Best of both worlds
Chrissy introduced you to our story and our reasons for beginning this blog. She did a fantastic job, so if you haven’t yet, go back to In the beginning…
For my first entry, I think I’ll go back to the beginning, too.
I had dolls when I was a little girl and I really liked to play with them. I dressed them in little baby clothes, put them in their little strollers, tucked them into their little beds and kissed them goodnight. Like any little girl, I pretended to be a mom. I always knew I wanted to be a mom. That was never in question. The question was how.
I always knew I wanted to be a mom. That was never in question. The question was how.
Sometimes you just know yourself and what you will never do or become. And I knew early on that I would never be married to a man and because of that, I was not going to get pregnant (which was ok because I’m a little squeamish).

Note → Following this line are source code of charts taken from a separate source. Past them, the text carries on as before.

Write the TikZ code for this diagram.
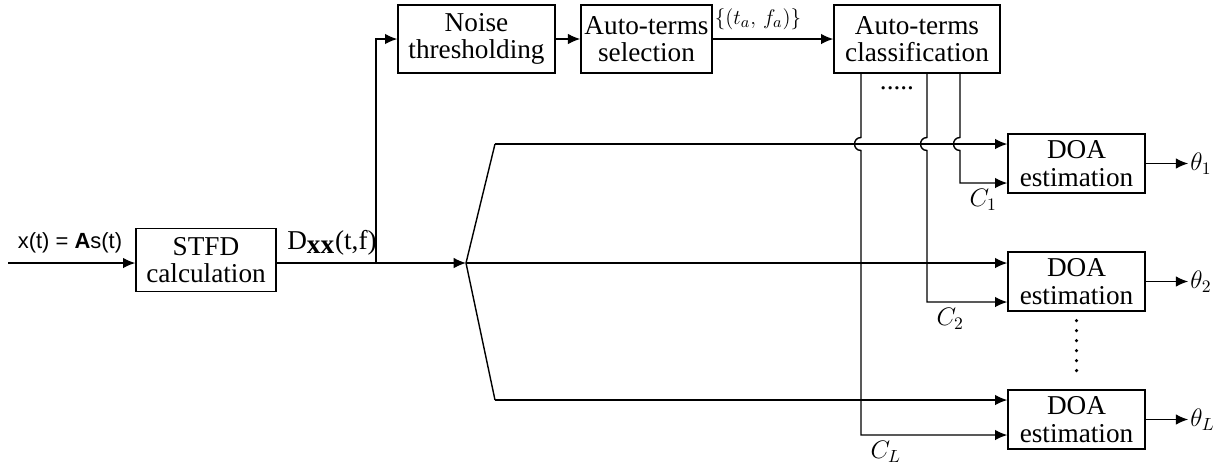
\documentclass[tikz,border=0pt]{standalone}
\usepackage{fontspec}
\setmainfont{Liberation Serif}
\setsansfont{Liberation Sans}
\usetikzlibrary{positioning, arrows.meta}

\tikzset{
  blockbox/.style={draw, line width=0.8pt, align=center, inner sep=2pt},
  sig/.style={line width=0.8pt},
  sigarr/.style={line width=0.8pt, -{Latex[length=7pt,width=6pt]}},
  mathlbl/.style={font=\fontsize{14}{14}\selectfont, inner sep=1pt},
}

\begin{document}
\begin{tikzpicture}[x=0.02cm, y=-0.02cm, font=\fontsize{15.5}{15.5}\selectfont]
\useasboundingbox (0,0) rectangle (1230,468);

% Blocos
\node[blockbox, minimum width=2.8cm, minimum height=1.26cm] (stfd) at (206,260) {STFD\\calculation};
\node[blockbox, minimum width=3.14cm, minimum height=1.36cm] (noise) at (476.5,39) {Noise\\thresholding};
\node[blockbox, minimum width=2.54cm, minimum height=1.36cm] (sel) at (646.5,39) {Auto-terms\\selection};
\node[blockbox, minimum width=3.32cm, minimum height=1.36cm] (cls) at (917,39) {Auto-terms\\classification};
\node[blockbox, minimum width=2.74cm, minimum height=1.18cm] (doa1) at (1076.5,163.5) {DOA\\estimation};
\node[blockbox, minimum width=2.74cm, minimum height=1.18cm] (doa2) at (1076.5,281.5) {DOA\\estimation};
\node[blockbox, minimum width=2.74cm, minimum height=1.18cm] (doaL) at (1076.5,419.5) {DOA\\estimation};

% Pontos auxiliares
\coordinate (in) at (8,263);
\coordinate (tap) at (376,263);
\coordinate (split) at (466,263);
\coordinate (up) at (495,144);
\coordinate (low) at (495,400);
\coordinate (k1) at (960,183);
\coordinate (k2) at (927,302);
\coordinate (kL) at (861,435);

% Entrada e STFD
\node[font=\sffamily\fontsize{12.5}{14}\selectfont] (xin) at (70,243) {x(t) = \textbf{A}s(t)};
\draw[sigarr] (in) -- (in -| stfd.west);
\draw[sigarr] (in -| stfd.east) -- (split);
\node (dxx) at (332,243) {D$_{\textbf{xx}}$(t,f)};

% Ramo superior
\draw[sigarr] (tap) |- (noise.west);
\draw[sigarr] (noise) -- (sel);
\draw[sigarr] (sel) -- (cls);
\node[mathlbl, font=\fontsize{13}{13}\selectfont] (pairs) at (758,19) {$\{(t_a,\,f_a)\}$};
\node (hdots) at (897,88) {.....};

% Divisao para os estimadores
\draw[sig] (up) -- (split) -- (low);
\draw[sigarr] (up) -- (up -| doa1.west);
\draw[sigarr] (split) -- (split -| doa2.west);
\draw[sigarr] (low) -- (low -| doaL.west);

% Classes C_i
\foreach \k/\d/\l in {k1/doa1/1, k2/doa2/2, kL/doaL/L}
  \draw[sigarr] (cls.south -| \k) -- ([yshift=0.13cm]\k |- up)
    to[out=180, in=180, looseness=1.7] ([yshift=-0.13cm]\k |- up)
    -- (\k) node[mathlbl, below right=2pt and 4pt] {$C_{\l}$} -- (\k -| \d.west);

% Saidas
\node[mathlbl, right=0.85cm of doa1] (th1) {$\theta_1$};
\node[mathlbl, right=0.85cm of doa2] (th2) {$\theta_2$};
\node[mathlbl, right=0.85cm of doaL] (thL) {$\theta_L$};
\draw[sigarr] (doa1) -- (th1);
\draw[sigarr] (doa2) -- (th2);
\draw[sigarr] (doaL) -- (thL);

\draw[line width=2pt, line cap=round, dash pattern=on 0pt off 5.67pt]
  ([yshift=-0.18cm]doa2.south) -- ([yshift=0.2cm]doaL.north);

\end{tikzpicture}
\end{document}
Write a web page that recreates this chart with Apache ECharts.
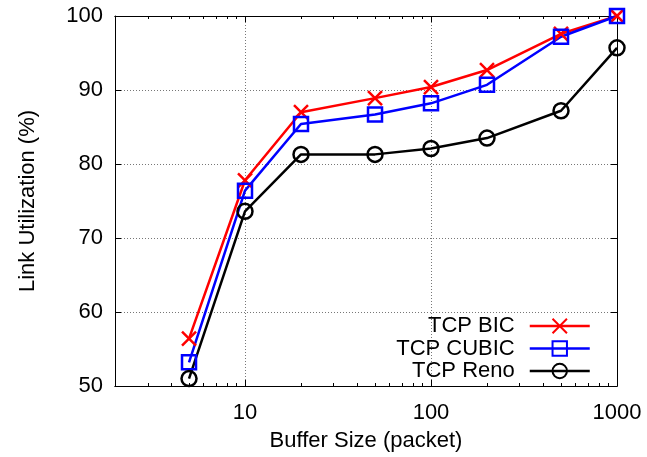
<!DOCTYPE html>
<html>
<head>
<meta charset="utf-8">
<script src="https://cdn.jsdelivr.net/npm/echarts@6/dist/echarts.min.js"></script>
<style>
  html, body { margin: 0; padding: 0; background: #fff; }
  #chart { width: 647px; height: 457px; }
</style>
</head>
<body>
<div id="chart"></div>
<script>
// Buffer sizes (packets) on a logarithmic axis
const bufferSizes = [5, 10, 20, 50, 100, 200, 500, 1000];
// Link utilization (%) per congestion control algorithm
const bicUtil   = [56.4, 77.8, 87.0, 88.9, 90.4, 92.7, 97.6, 100.0];
const cubicUtil = [53.2, 76.4, 85.4, 86.7, 88.2, 90.7, 97.2, 100.0];
const renoUtil  = [51.0, 73.6, 81.3, 81.3, 82.1, 83.5, 87.2, 95.7];

const xMajorTicks = [10, 100, 1000];
const xMinorTicks = [2,3,4,5,6,7,8,9,20,30,40,50,60,70,80,90,200,300,400,500,600,700,800,900];

const FONT = 'Liberation Sans, Arial, sans-serif';
const pairs = ys => bufferSizes.map((x, i) => [x, ys[i]]);

const crossPath = 'path://M0,0L10,10M10,0L0,10';
const squarePath = 'path://M0,0L10,0L10,10L0,10Z';

function xAxis(position, ticks, len, showLabel, showGrid) {
  return {
    type: 'log', logBase: 10, min: 2, max: 1000, position,
    gridIndex: 0,
    axisLine: { show: true, lineStyle: { color: '#000', width: 1 } },
    axisTick: { show: true, inside: true, length: len, customValues: ticks,
                lineStyle: { color: '#000', width: 1 } },
    axisLabel: showLabel
      ? { show: true, customValues: xMajorTicks, color: '#000', fontSize: 22, fontFamily: FONT,
          margin: 16, formatter: v => String(Math.round(v)) }
      : { show: false },
    splitLine: showGrid
      ? { show: true, lineStyle: { color: '#777', type: [1, 2], width: 1 } }
      : { show: false },
    minorTick: { show: false },
    name: showLabel ? 'Buffer Size (packet)' : '',
    nameLocation: 'middle', nameGap: 44,
    nameTextStyle: { color: '#000', fontSize: 22, fontFamily: FONT }
  };
}

const option = {
  backgroundColor: '#fff',
  animation: false,
  grid: { left: 115, right: 30, top: 16, bottom: 70, containLabel: false },
  xAxis: [
    xAxis('bottom', xMajorTicks, 6, true, true),
    xAxis('bottom', xMinorTicks, 3, false, false),
    xAxis('top', xMajorTicks, 6, false, false),
    xAxis('top', xMinorTicks, 3, false, false)
  ],
  yAxis: [
    {
      type: 'value', min: 50, max: 100, interval: 10, position: 'left',
      axisLine: { show: true, lineStyle: { color: '#000', width: 1 } },
      axisTick: { show: true, inside: true, length: 6, lineStyle: { color: '#000' } },
      axisLabel: { color: '#000', fontSize: 22, fontFamily: FONT, margin: 12 },
      splitLine: { show: true, lineStyle: { color: '#777', type: [1, 2], width: 1 } },
      name: 'Link Utilization (%)', nameLocation: 'middle', nameGap: 76,
      nameTextStyle: { color: '#000', fontSize: 22, fontFamily: FONT }
    },
    {
      type: 'value', min: 50, max: 100, interval: 10, position: 'right',
      axisLine: { show: true, lineStyle: { color: '#000', width: 1 } },
      axisTick: { show: true, inside: true, length: 6, lineStyle: { color: '#000' } },
      axisLabel: { show: false },
      splitLine: { show: false }
    }
  ],
  legend: {
    orient: 'vertical', align: 'right',
    right: 56, top: 315, padding: 0,
    itemWidth: 60, itemHeight: 18, itemGap: 0.5,
    lineStyle: { width: 2.5 },
    textStyle: { color: '#000', fontSize: 22, lineHeight: 22, fontFamily: FONT, padding: [0, 10, 0, 0] },
    data: ['TCP BIC', 'TCP CUBIC', 'TCP Reno']
  },
  series: [
    {
      name: 'TCP BIC', type: 'line', data: pairs(bicUtil),
      symbol: crossPath, symbolSize: 14, clip: false,
      lineStyle: { color: '#ff0000', width: 2.5 },
      itemStyle: { color: 'rgba(0,0,0,0)', borderColor: '#ff0000', borderWidth: 2.5 }
    },
    {
      name: 'TCP CUBIC', type: 'line', data: pairs(cubicUtil),
      symbol: squarePath, symbolSize: 14, clip: false,
      lineStyle: { color: '#0000ff', width: 2.5 },
      itemStyle: { color: 'rgba(0,0,0,0)', borderColor: '#0000ff', borderWidth: 2.5 }
    },
    {
      name: 'TCP Reno', type: 'line', data: pairs(renoUtil),
      symbol: 'circle', symbolSize: 15, clip: false,
      lineStyle: { color: '#000000', width: 2.5 },
      itemStyle: { color: 'rgba(0,0,0,0)', borderColor: '#000000', borderWidth: 2.5 }
    }
  ]
};

const chart = echarts.init(document.getElementById('chart'), null, { renderer: 'canvas' });
chart.setOption(option);
</script>
</body>
</html>
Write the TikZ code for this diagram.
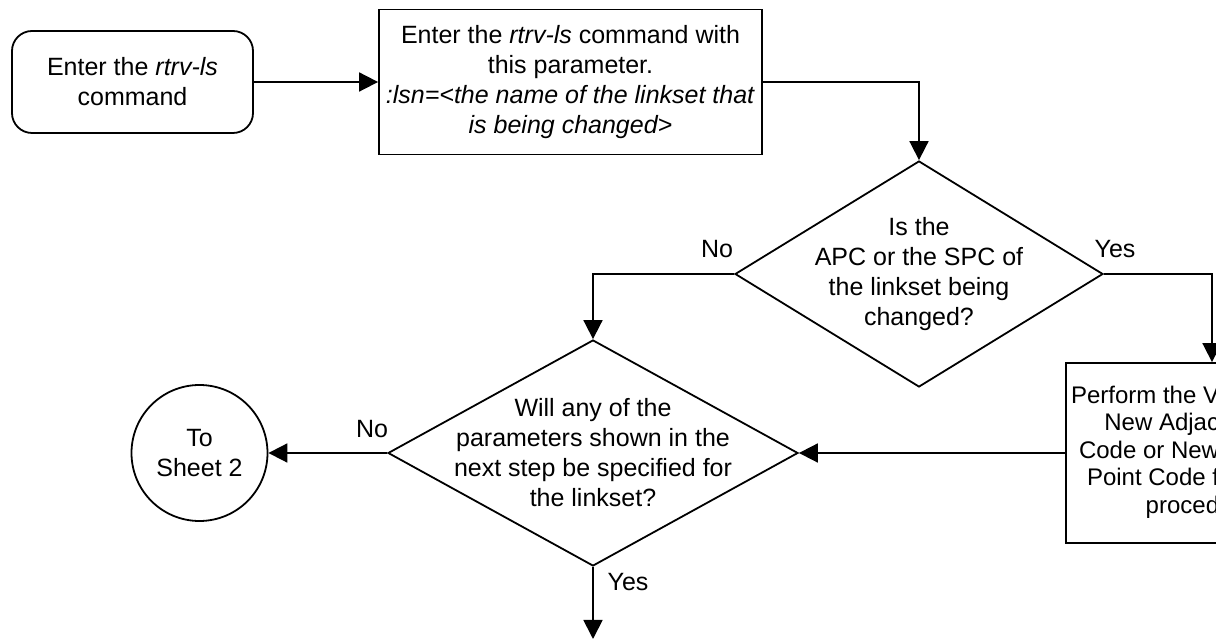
\documentclass[tikz,border=0pt]{standalone}
\usepackage{fontspec}
\setmainfont{Liberation Sans}
\usetikzlibrary{arrows.meta,positioning,shapes.geometric}

\begin{document}
\begin{tikzpicture}[
    x=0.5pt, y=-0.5pt,
    font=\fontsize{12.5}{15}\selectfont,
    line width=0.9pt,
    startbox/.style={draw, rounded corners=10pt, minimum width=120.5pt, minimum height=51pt,
                align=center, inner sep=0pt},
    box/.style={draw, minimum width=191.5pt, minimum height=72.5pt, align=center, inner sep=0pt},
    decision/.style={draw, diamond, inner sep=0pt},
    offpage/.style={draw, circle, minimum size=68pt, align=center, inner sep=0pt},
    arrow/.style={-{Triangle[length=9.5pt, width=9.5pt]}}
]

\clip (0,0) rectangle (1216,640);

% Nodes
\node[startbox] (start) at (132.5,82) {Enter the \textit{rtrv-ls}\\command};
\node[box] (rtrv) at (570.5,82) {Enter the \textit{rtrv-ls} command with\\this parameter.\\
    \textit{:lsn=<the name of the linkset that}\\\textit{is being changed>}};
\node[decision, minimum width=184pt, minimum height=113pt] (apc) at (919,274) {};
\node[align=center] (apctxt) at (apc.center) {Is the\\APC or the SPC of\\the linkset being\\changed?};
\node[decision, minimum width=205pt, minimum height=113pt] (param) at (593,453) {};
\node[align=center] (paramtxt) at (param.center) {Will any of the\\parameters shown in the\\next step be specified for\\the linkset?};
\node[offpage] (sheet2) at (199.5,453) {To\\Sheet 2};
\node[draw, minimum width=146pt, minimum height=90pt] (vrfy) at (1212,453) {};
\node[anchor=east, align=right, inner sep=0pt, font=\fontsize{12}{13.75}\selectfont]
    (vrfytxt) at (1220,452) {Perform the V\\New Adjac\\Code or New\\Point Code f\\proced};
\coordinate (next) at (593,639);

% Arrows
\draw[arrow] (start.east) -- (start.east -| rtrv.west);
\draw[arrow] (rtrv.east) -| (apc.north);
\draw[arrow] (apc.west) -| (param.north);
\draw[arrow] (apc.east) -| (vrfy.north);
\draw[arrow] (vrfy.west) -- (param.east);
\draw[arrow] (param.west) -- (sheet2.east);
\draw[arrow] (param.south) -- (next);

% Labels
\node (apcno) at (717,249) {No};
\node (apcyes) at (1115,249) {Yes};
\node (paramno) at (372,429) {No};
\node (paramyes) at (628,582) {Yes};

\end{tikzpicture}
\end{document}
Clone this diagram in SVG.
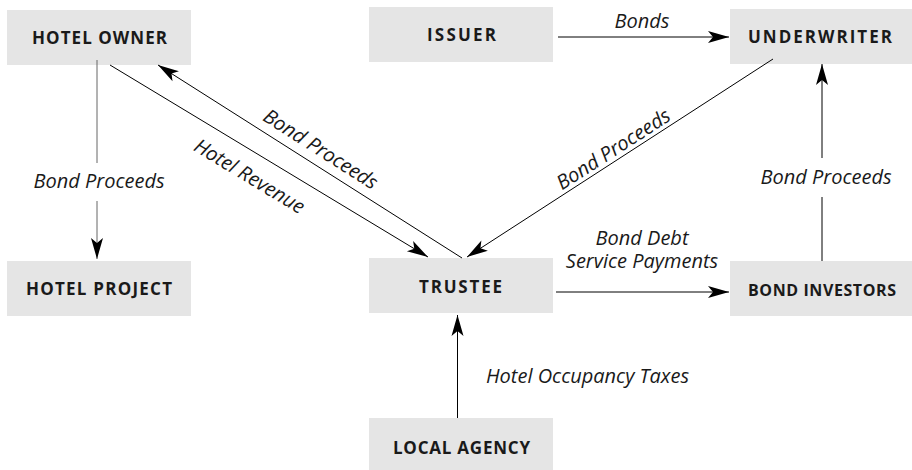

I grew up in a somewhat isolated, small town with very little diversity or acceptance for anything outside the norm. I didn’t understand my feelings, had little to no positive exposure to “alternative lifestyles” and probably didn’t even know what gay was until I was a teenager. So I ignored my heart and tried to fit in.
I never imagined being in a healthy, loving relationship. I never imagined living with or being married to another person. And I never imagined I would have the opportunity to start a family of my own and be a mom. Because I couldn’t imagine these things – I shut them out of my mind. I didn’t know I could have all of those things… until Chrissy came into my life!
In my family, I’m the eldest of 4 – so I’m used to being around kids. Lots of cousins, lots of neighbors, friends and pets. After Chrissy and I moved in together, eventually got married, bought a house, bought a car, took in a million pets – we realized we’re still missing something! This house is too quiet! I notice this whenever my sister, nephew, siblings and parents all leave after visiting for the weekend. I enjoy our peaceful weekends… but sometimes I crave the chaos!
How will we become moms? I don’t want to carry a baby – I can’t explain why other than I don’t know that I could survive the trauma and discomfort! But I really do want to be a mom. Maybe that is why I have a wife!
Chrissy, on the other hand, TOTALLY wants to be pregnant. She can be a little obsessive about things she cares about – it’s an admirable thing about her. She says she doesn’t have a passion, but I think she shows a lot of passion for becoming a mom. Chrissy evaluates EVERY choice, EVERY food/drink she takes in and the consequence of EVERY action – deciding whether or not it would promote fertility and benefit our cause. I could write an entire entry about sentences that begin with “when I get pregnant…”
I feel like I get the best of both worlds. If all goes according to our plan… I get to be a mom without all the physical fuss!